::: Supplied data :::

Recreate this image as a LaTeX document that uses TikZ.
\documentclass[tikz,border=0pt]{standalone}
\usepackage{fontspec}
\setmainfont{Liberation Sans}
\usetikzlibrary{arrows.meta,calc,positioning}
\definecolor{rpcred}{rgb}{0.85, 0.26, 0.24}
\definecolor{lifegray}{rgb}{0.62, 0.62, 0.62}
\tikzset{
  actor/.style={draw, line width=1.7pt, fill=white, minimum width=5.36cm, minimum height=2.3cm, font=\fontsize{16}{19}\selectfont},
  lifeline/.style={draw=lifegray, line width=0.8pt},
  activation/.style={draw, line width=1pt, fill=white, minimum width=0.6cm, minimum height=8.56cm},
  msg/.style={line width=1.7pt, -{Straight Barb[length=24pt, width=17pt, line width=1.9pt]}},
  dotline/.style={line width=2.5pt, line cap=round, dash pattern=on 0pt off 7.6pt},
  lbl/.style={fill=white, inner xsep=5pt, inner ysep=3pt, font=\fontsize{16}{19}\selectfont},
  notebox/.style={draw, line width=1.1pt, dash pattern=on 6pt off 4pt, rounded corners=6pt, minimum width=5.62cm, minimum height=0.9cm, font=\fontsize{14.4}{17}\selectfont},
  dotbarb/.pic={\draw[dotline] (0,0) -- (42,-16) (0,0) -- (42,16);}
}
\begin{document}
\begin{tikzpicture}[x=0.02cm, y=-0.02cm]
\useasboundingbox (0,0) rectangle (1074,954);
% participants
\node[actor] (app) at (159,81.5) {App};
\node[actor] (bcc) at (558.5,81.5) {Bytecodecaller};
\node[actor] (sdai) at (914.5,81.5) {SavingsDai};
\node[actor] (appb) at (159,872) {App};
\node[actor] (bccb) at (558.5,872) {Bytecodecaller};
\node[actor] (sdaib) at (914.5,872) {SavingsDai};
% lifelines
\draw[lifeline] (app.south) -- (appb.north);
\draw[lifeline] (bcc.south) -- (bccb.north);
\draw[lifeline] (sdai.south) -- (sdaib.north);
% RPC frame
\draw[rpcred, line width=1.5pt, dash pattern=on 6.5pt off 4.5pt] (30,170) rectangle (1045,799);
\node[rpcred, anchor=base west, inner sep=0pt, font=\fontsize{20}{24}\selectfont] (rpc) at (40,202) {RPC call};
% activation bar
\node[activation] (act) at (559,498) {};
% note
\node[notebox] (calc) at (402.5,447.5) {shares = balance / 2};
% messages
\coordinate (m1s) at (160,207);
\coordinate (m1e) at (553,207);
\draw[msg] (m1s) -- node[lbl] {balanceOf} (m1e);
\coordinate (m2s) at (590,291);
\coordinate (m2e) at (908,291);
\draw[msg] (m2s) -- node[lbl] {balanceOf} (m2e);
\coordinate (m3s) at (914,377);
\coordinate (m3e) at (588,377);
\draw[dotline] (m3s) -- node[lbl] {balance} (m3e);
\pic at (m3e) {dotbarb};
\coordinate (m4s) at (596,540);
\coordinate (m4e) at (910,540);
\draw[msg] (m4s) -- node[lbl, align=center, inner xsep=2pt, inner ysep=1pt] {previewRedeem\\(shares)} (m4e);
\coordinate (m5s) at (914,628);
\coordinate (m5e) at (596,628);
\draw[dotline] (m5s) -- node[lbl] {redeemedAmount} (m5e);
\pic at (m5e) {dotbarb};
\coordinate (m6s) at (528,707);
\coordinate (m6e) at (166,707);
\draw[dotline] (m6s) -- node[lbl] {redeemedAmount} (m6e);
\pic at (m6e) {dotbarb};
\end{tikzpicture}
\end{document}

:::

Extract the full listing above without alteration.

Recreate this image as a LaTeX document that uses TikZ.
\documentclass[tikz,border=0pt]{standalone}
\usepackage{fontspec}
\setmainfont{Liberation Sans}
\usetikzlibrary{arrows.meta,calc,positioning}
\definecolor{rpcred}{rgb}{0.85, 0.26, 0.24}
\definecolor{lifegray}{rgb}{0.62, 0.62, 0.62}
\tikzset{
  actor/.style={draw, line width=1.7pt, fill=white, minimum width=5.36cm, minimum height=2.3cm, font=\fontsize{16}{19}\selectfont},
  lifeline/.style={draw=lifegray, line width=0.8pt},
  activation/.style={draw, line width=1pt, fill=white, minimum width=0.6cm, minimum height=8.56cm},
  msg/.style={line width=1.7pt, -{Straight Barb[length=24pt, width=17pt, line width=1.9pt]}},
  dotline/.style={line width=2.5pt, line cap=round, dash pattern=on 0pt off 7.6pt},
  lbl/.style={fill=white, inner xsep=5pt, inner ysep=3pt, font=\fontsize{16}{19}\selectfont},
  notebox/.style={draw, line width=1.1pt, dash pattern=on 6pt off 4pt, rounded corners=6pt, minimum width=5.62cm, minimum height=0.9cm, font=\fontsize{14.4}{17}\selectfont},
  dotbarb/.pic={\draw[dotline] (0,0) -- (42,-16) (0,0) -- (42,16);}
}
\begin{document}
\begin{tikzpicture}[x=0.02cm, y=-0.02cm]
\useasboundingbox (0,0) rectangle (1074,954);
% participants
\node[actor] (app) at (159,81.5) {App};
\node[actor] (bcc) at (558.5,81.5) {Bytecodecaller};
\node[actor] (sdai) at (914.5,81.5) {SavingsDai};
\node[actor] (appb) at (159,872) {App};
\node[actor] (bccb) at (558.5,872) {Bytecodecaller};
\node[actor] (sdaib) at (914.5,872) {SavingsDai};
% lifelines
\draw[lifeline] (app.south) -- (appb.north);
\draw[lifeline] (bcc.south) -- (bccb.north);
\draw[lifeline] (sdai.south) -- (sdaib.north);
% RPC frame
\draw[rpcred, line width=1.5pt, dash pattern=on 6.5pt off 4.5pt] (30,170) rectangle (1045,799);
\node[rpcred, anchor=base west, inner sep=0pt, font=\fontsize{20}{24}\selectfont] (rpc) at (40,202) {RPC call};
% activation bar
\node[activation] (act) at (559,498) {};
% note
\node[notebox] (calc) at (402.5,447.5) {shares = balance / 2};
% messages
\coordinate (m1s) at (160,207);
\coordinate (m1e) at (553,207);
\draw[msg] (m1s) -- node[lbl] {balanceOf} (m1e);
\coordinate (m2s) at (590,291);
\coordinate (m2e) at (908,291);
\draw[msg] (m2s) -- node[lbl] {balanceOf} (m2e);
\coordinate (m3s) at (914,377);
\coordinate (m3e) at (588,377);
\draw[dotline] (m3s) -- node[lbl] {balance} (m3e);
\pic at (m3e) {dotbarb};
\coordinate (m4s) at (596,540);
\coordinate (m4e) at (910,540);
\draw[msg] (m4s) -- node[lbl, align=center, inner xsep=2pt, inner ysep=1pt] {previewRedeem\\(shares)} (m4e);
\coordinate (m5s) at (914,628);
\coordinate (m5e) at (596,628);
\draw[dotline] (m5s) -- node[lbl] {redeemedAmount} (m5e);
\pic at (m5e) {dotbarb};
\coordinate (m6s) at (528,707);
\coordinate (m6e) at (166,707);
\draw[dotline] (m6s) -- node[lbl] {redeemedAmount} (m6e);
\pic at (m6e) {dotbarb};
\end{tikzpicture}
\end{document}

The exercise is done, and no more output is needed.